Rolling Airframe Missile (RAM) Guided Missile System
Modern Ship Self-defense
RAM™ Guided Missile Weapon System Is World's Most Modern Ship Defense Weapon
There are more than 100,000 anti-ship missiles in the world's inventories today, posing a serious threat to all naval vessels. Assured destruction of a large stream raid is the only means to ensure ship survival.
The Rolling Airframe Missile (RAM) Guided Missile Weapon System is the world's most modern ship self-defense weapon and has been specifically designed to provide exceptional protection for ships of all sizes. RAM is currently deployed on more than 165 ships in seven fleets, ranging from 95,000-ton aircraft carriers to 500-ton fast attack craft. Licensed production of the RAM Guided Missile Round Pack (GMRP) is under way in Korea.
RAM is a supersonic, lightweight, quick-reaction, fire-and-forget missile designed to destroy anti-ship missiles. Its autonomous dual-mode passive radio frequency and infrared guidance design, requiring no shipboard support after missile launch, uniquely provide high-firepower capability for engaging multiple threats simultaneously.
The MK 44 GMRP and the MK 49 Guided Missile Launching System, which holds 21 missiles, comprise the MK 31 Guided Missile Weapon System. The system has been designed for flexibility in ships' integration, with no dedicated sensors required. A variety of existing ship sensors can readily provide the target and pointing information required to engage the anti-ship threat.

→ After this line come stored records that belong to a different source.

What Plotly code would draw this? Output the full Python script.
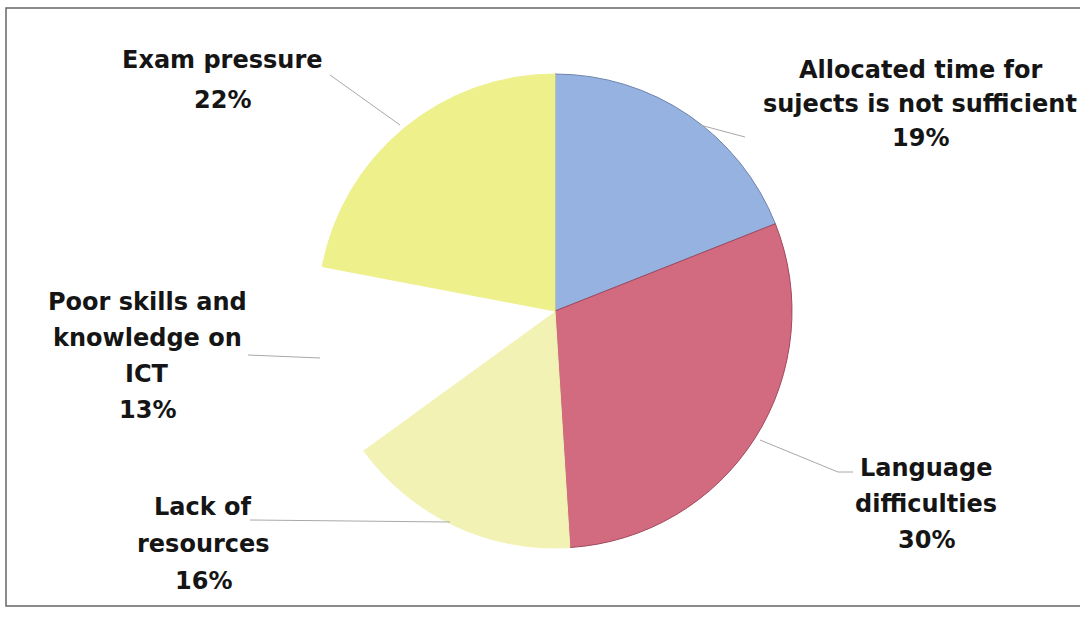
import plotly.graph_objects as go

labels = ["Allocated time for<br>sujects is not sufficient", "Language<br>difficulties",
          "Lack of<br>resources", "Poor skills and<br>knowledge on<br>ICT", "Exam pressure"]
values = [19, 30, 16, 13, 22]
colors = ["#96b2e0", "#d26a80", "#f3f2b5", "#ffffff", "#eef08c"]
edge_colors = ["#6f84ad", "#a04a5c", "#f3f2b5", "#ffffff", "#eef08c"]

W, H = 1080, 617
# label block: centre x and first-line centre y (pixels), line step
label_px = [(920, 70), (926, 468), (203, 507), (147, 302), (222, 60)]
line_steps = [34, 36, 37, 36, 40]
leaders = [[(700, 125), (745, 137)], [(760, 440), (838, 472), (853, 472)],
           [(250, 520), (450, 522)], [(248, 355), (320, 358)], [(330, 75), (400, 125)]]

fig = go.Figure(go.Pie(
    labels=labels, values=values, sort=False, direction="clockwise", rotation=0,
    marker=dict(colors=colors, line=dict(color=edge_colors, width=1)),
    textinfo="none", hoverinfo="none", showlegend=False,
    domain=dict(x=[(555 - 237) / W, (555 + 237) / W], y=[1 - (311 + 237) / H, 1 - (311 - 237) / H]),
))

FONT = "DejaVu Sans"
for lab, v, (x, y0), step in zip(labels, values, label_px, line_steps):
    lines = lab.split("<br>") + [f"{v}%"]
    for i, ln in enumerate(lines):
        fig.add_annotation(x=x / W, y=1 - (y0 + i * step) / H, xref="paper", yref="paper",
                           showarrow=False, xanchor="center", yanchor="middle",
                           text=f"<b>{ln}</b>", align="center",
                           font=dict(family=FONT, size=24, color="#151515"))

for pts in leaders:
    for (x0, y0), (x1, y1) in zip(pts[:-1], pts[1:]):
        fig.add_shape(type="line", xref="paper", yref="paper",
                      x0=x0 / W, y0=1 - y0 / H, x1=x1 / W, y1=1 - y1 / H,
                      line=dict(color="#a8a8a8", width=1))

fig.add_shape(type="rect", xref="paper", yref="paper", x0=6 / W, y0=1 - 606 / H, x1=1.01, y1=1 - 8 / H,
              line=dict(color="#666666", width=1.5))

fig.update_layout(width=W, height=H, margin=dict(l=0, r=0, t=0, b=0),
                  paper_bgcolor="white", plot_bgcolor="white", font=dict(family=FONT))
fig.write_html("out.html")
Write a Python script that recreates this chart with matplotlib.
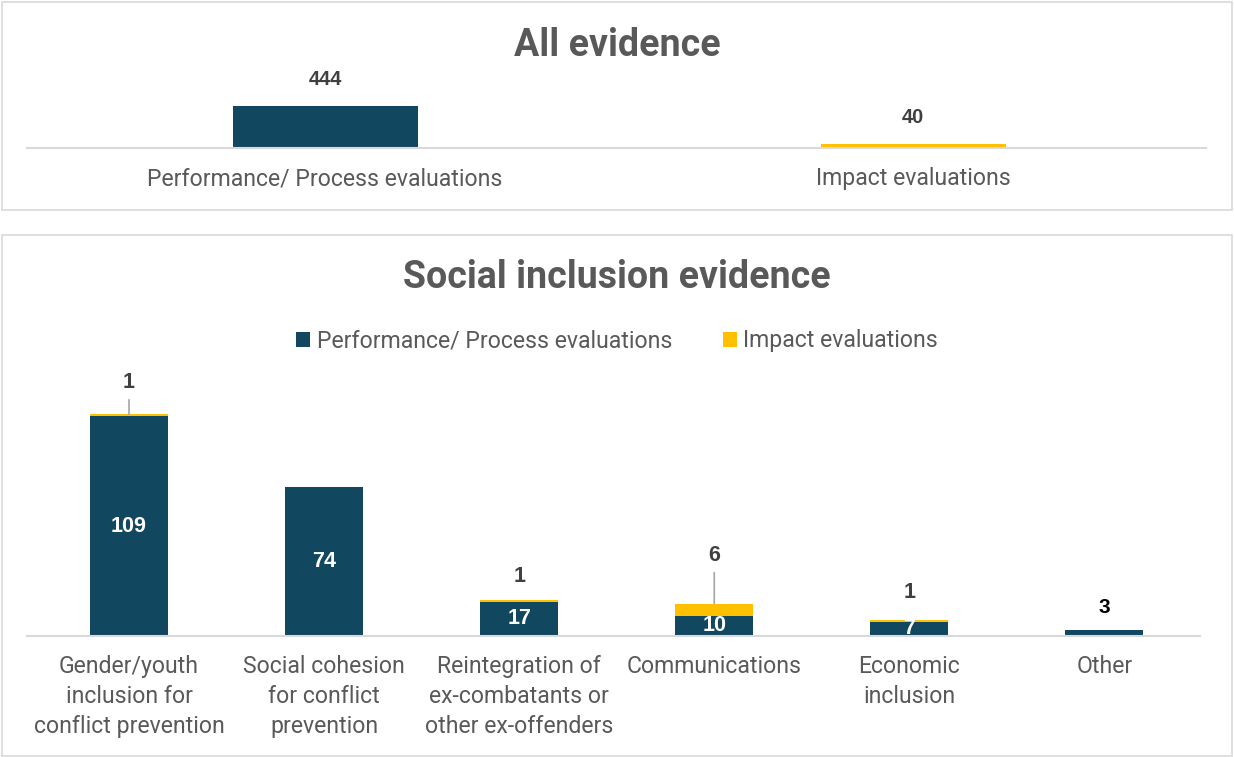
import matplotlib.pyplot as plt
from matplotlib.patches import Rectangle

# data
all_cats = ['Performance/ Process evaluations', 'Impact evaluations']
all_vals = [444, 40]

topics = ['Gender/youth\ninclusion for\nconflict prevention',
          'Social cohesion\nfor conflict\nprevention',
          'Reintegration of\nex-combatants or\nother ex-offenders',
          'Communications',
          'Economic\ninclusion',
          'Other']
perf_vals = [109, 74, 17, 10, 7, 3]
impact_vals = [1, 0, 1, 6, 1, 0]

# colours / fonts
navy = '#124760'
gold = '#FFC000'
grey_txt = '#595959'
dark_txt = '#404040'
line_grey = '#D9D9D9'
plt.rcParams['font.family'] = ['Roboto', 'DejaVu Sans']
num_font = ['Liberation Sans', 'DejaVu Sans']

W, H = 1234, 757
fig = plt.figure(figsize=(W / 100, H / 100), dpi=100)


def fx(px):
    return px / W


def fy(py):
    return 1 - py / H


# panel frames
for (x0, y0, x1, y1) in [(2, 2, 1232, 210), (2, 235, 1232, 756)]:
    fig.patches.append(Rectangle((fx(x0), fy(y1)), fx(x1 - x0), (y1 - y0) / H,
                                 transform=fig.transFigure, fill=False,
                                 edgecolor=line_grey, linewidth=1.2))

# ---- top panel: all evidence
ax1 = fig.add_axes([fx(27), fy(148), fx(1179), 53 / H])
xs = range(len(all_cats))
ax1.bar(xs, all_vals, width=0.315, color=[navy, gold])
for x, v in zip(xs, all_vals):
    ax1.annotate(str(v), (x, v), xytext=(0, 19), textcoords='offset points',
                 ha='center', va='center', fontsize=14.5, fontweight='bold',
                 color=dark_txt, family=num_font)
ax1.set_xlim(-0.507, 1.498)
ax1.set_ylim(0, 560)
ax1.set_xticks(list(xs))
ax1.set_xticklabels(all_cats, fontsize=16.6, color=grey_txt)
ax1.tick_params(axis='x', length=0, pad=14)
ax1.set_yticks([])
for s in ['top', 'left', 'right']:
    ax1.spines[s].set_visible(False)
ax1.spines['bottom'].set_color(line_grey)
ax1.spines['bottom'].set_linewidth(1.5)
fig.text(0.5, fy(45), 'All evidence', ha='center', va='center',
         fontsize=27, fontweight='bold', color=grey_txt)

# ---- bottom panel: social inclusion evidence
ax2 = fig.add_axes([fx(27), fy(636), fx(1173), 246 / H])
xs = list(range(len(topics)))
b1 = ax2.bar(xs, perf_vals, width=0.4, color=navy,
             label='Performance/ Process evaluations')
b2 = ax2.bar(xs, impact_vals, width=0.4, bottom=perf_vals, color=gold,
             label='Impact evaluations')
ax2.set_xlim(-0.523, 5.49)
ax2.set_ylim(0, 122)

for x, p in zip(xs, perf_vals):
    if p >= 5:
        ax2.text(x, p / 2, str(p), ha='center', va='center', fontsize=15.5,
                 fontweight='bold', color='white', clip_on=True,
                 family=num_font)
    else:
        ax2.annotate(str(p), (x, p), xytext=(0, 16), textcoords='offset points',
                     ha='center', va='center', fontsize=15, fontweight='bold',
                     color='black', family=num_font)

# impact labels, leader lines where far from the bar
lead = [True, False, False, True, False, False]
offs = [23, 0, 17, 35, 20, 0]
for x, p, i, ld, o in zip(xs, perf_vals, impact_vals, lead, offs):
    if i == 0:
        continue
    kw = {}
    if ld:
        kw['arrowprops'] = dict(arrowstyle='-', color='#A6A6A6', lw=1.2,
                                shrinkA=3, shrinkB=0)
    ax2.annotate(str(i), (x, p + i), xytext=(0, o), textcoords='offset points',
                 ha='center', va='center', fontsize=15.5, fontweight='bold',
                 color=dark_txt, family=num_font, **kw)

ax2.set_xticks(xs)
ax2.set_xticklabels(topics, fontsize=16.6, color=grey_txt, linespacing=1.39)
ax2.tick_params(axis='x', length=0, pad=14)
ax2.set_yticks([])
for s in ['top', 'left', 'right']:
    ax2.spines[s].set_visible(False)
ax2.spines['bottom'].set_color(line_grey)
ax2.spines['bottom'].set_linewidth(1.5)

fig.text(0.5, fy(278), 'Social inclusion evidence', ha='center', va='center',
         fontsize=27, fontweight='bold', color=grey_txt)
fig.legend(handles=[b1, b2], loc='center', bbox_to_anchor=(fx(617), fy(341)),
           ncol=2, frameon=False, fontsize=16.6, handlelength=0.6,
           handleheight=0.6, handletextpad=0.3, columnspacing=2.2,
           labelcolor=grey_txt)

fig.savefig('out.png', dpi=100)
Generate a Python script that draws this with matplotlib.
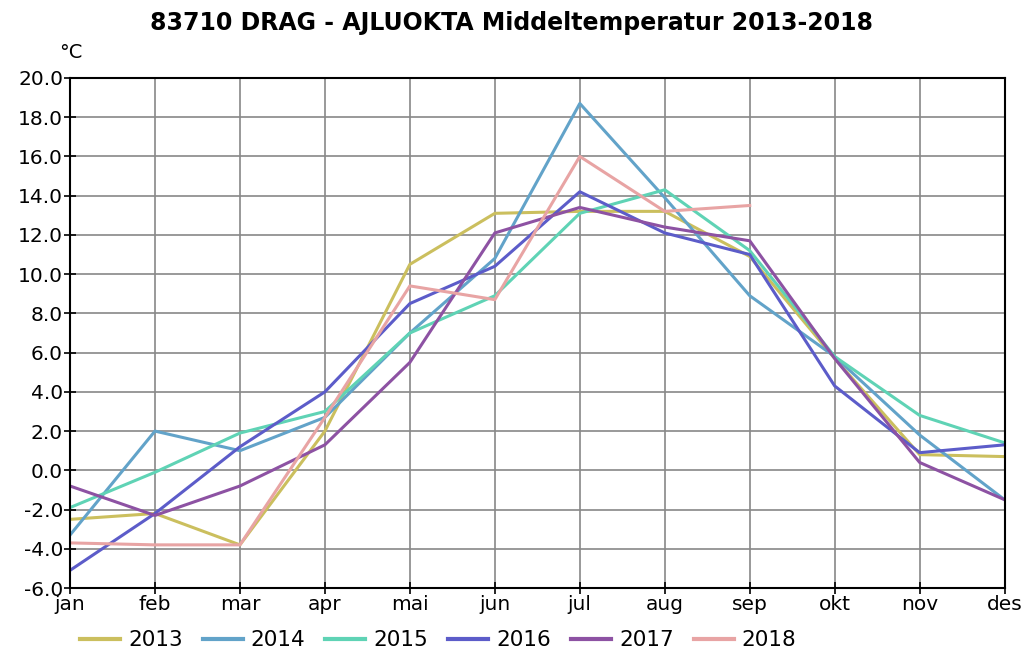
import matplotlib
matplotlib.use("Agg")
import matplotlib.pyplot as plt
from matplotlib.ticker import FormatStrFormatter

months = ['jan', 'feb', 'mar', 'apr', 'mai', 'jun', 'jul', 'aug', 'sep', 'okt', 'nov', 'des']

t2013 = [-2.5, -2.2, -3.8, 2.0, 10.5, 13.1, 13.2, 13.2, 10.9, 5.7, 0.8, 0.7]
t2014 = [-3.3, 2.0, 1.0, 2.7, 7.0, 10.8, 18.7, 13.9, 8.9, 5.8, 1.8, -1.5]
t2015 = [-1.9, -0.1, 1.9, 3.0, 7.0, 8.9, 13.1, 14.3, 11.2, 5.8, 2.8, 1.4]
t2016 = [-5.1, -2.2, 1.2, 4.0, 8.5, 10.4, 14.2, 12.1, 11.0, 4.3, 0.9, 1.3]
t2017 = [-0.8, -2.3, -0.8, 1.3, 5.5, 12.1, 13.4, 12.4, 11.7, 5.7, 0.4, -1.5]
t2018 = [-3.7, -3.8, -3.8, 2.7, 9.4, 8.7, 16.0, 13.2, 13.5]

series = [
    ('2013', t2013, '#cbbf5e'),
    ('2014', t2014, '#62a3c9'),
    ('2015', t2015, '#5fd3b5'),
    ('2016', t2016, '#5c5cc9'),
    ('2017', t2017, '#8d52a3'),
    ('2018', t2018, '#e8a4a4'),
]

fig = plt.figure(figsize=(10.22, 6.53), dpi=100)
ax = fig.add_axes([0.0685, 0.0995, 0.9145, 0.7811])

for label, vals, color in series:
    ax.plot(range(len(vals)), vals, color=color, linewidth=2.2, label=label)

ax.set_xlim(0, 11)
ax.set_ylim(-6, 20)
ax.set_xticks(range(12))
ax.set_xticklabels(months)
ax.set_yticks(range(-6, 21, 2))
ax.yaxis.set_major_formatter(FormatStrFormatter('%.1f'))
ax.tick_params(axis='both', direction='inout', length=8, width=1.2, labelsize=14.5, pad=1)
ax.grid(True, color='#888888', linewidth=1.2)
for s in ax.spines.values():
    s.set_linewidth(1.5)
    s.set_color('black')

fig.text(0.5, 0.965, '83710 DRAG - AJLUOKTA Middeltemperatur 2013-2018',
         ha='center', va='center', fontsize=17, fontweight='bold')
fig.text(0.058, 0.92, '°C', ha='left', va='center', fontsize=14)

ax.legend(loc='upper left', bbox_to_anchor=(0.0015, -0.066), ncol=6, frameon=False,
          fontsize=15.5, handlelength=1.86, handletextpad=0.37, columnspacing=0.93,
          borderaxespad=0)
leg = ax.get_legend()
for line in leg.get_lines():
    line.set_linewidth(3)

fig.savefig('out.png', dpi=100)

RAM is an international cooperative program between the United States and Germany. The countries share in the cost of developing and maintaining the system. Development and production work is shared between Raytheon in the U.S. and the German companies LFK, DBD and RAMSYS.
The Rolling Airframe Missile has been fired in more than 300 flight tests to date, resulting in a success rate of 95 percent. This extremely high reliability is the culmination of years of development, testing and design improvements.
The MK 44 is also the missile used in the SeaRAM weapon system, replacing the M601A1 Gatling gun in the Phalanx weapon system with an 11-round launcher. The Phalanx sensor suite serves as the search and track radar designating the threat for the RAM missile to intercept.
RAM Block 1/1A
RAM has been continually improved to stay ahead of the ever-evolving threat of anti-ship missiles, helicopters, aircraft and surface craft. RAM Block 1 incorporated a new image-scanning seeker with the added capability of autonomous IR all-the-way guidance, thus countering advanced anti-ship missiles that do not employ on-board radar seekers. Enhanced digital signal processing further provides increased resistance to countermeasures and superior performance in severe IR background conditions. An advanced optical target detection device is incorporated to detect very low sea-skimming threats.
The Block 1A configuration incorporated additional signal processing capabilities to defeat helicopters, aircraft and surface craft. Block 1A is in rate production for the Consortium countries and the other countries procuring RAM.
RAM Block 2
Block 2, the next step in the spiral development of the Rolling Airframe Missile, is a kinematic and RF receiver upgrade. A larger, more powerful rocket motor and advanced control section make the missile two-and-a-half times more maneuverable with one-and-a-half times the effective intercept range. This provides the Block 2 missile with the capability to defeat high-maneuver threats as well as the ability to intercept crossing threats. An enhanced RF receiver allows detection of anti-ship missiles that employ low probability of intercept radars.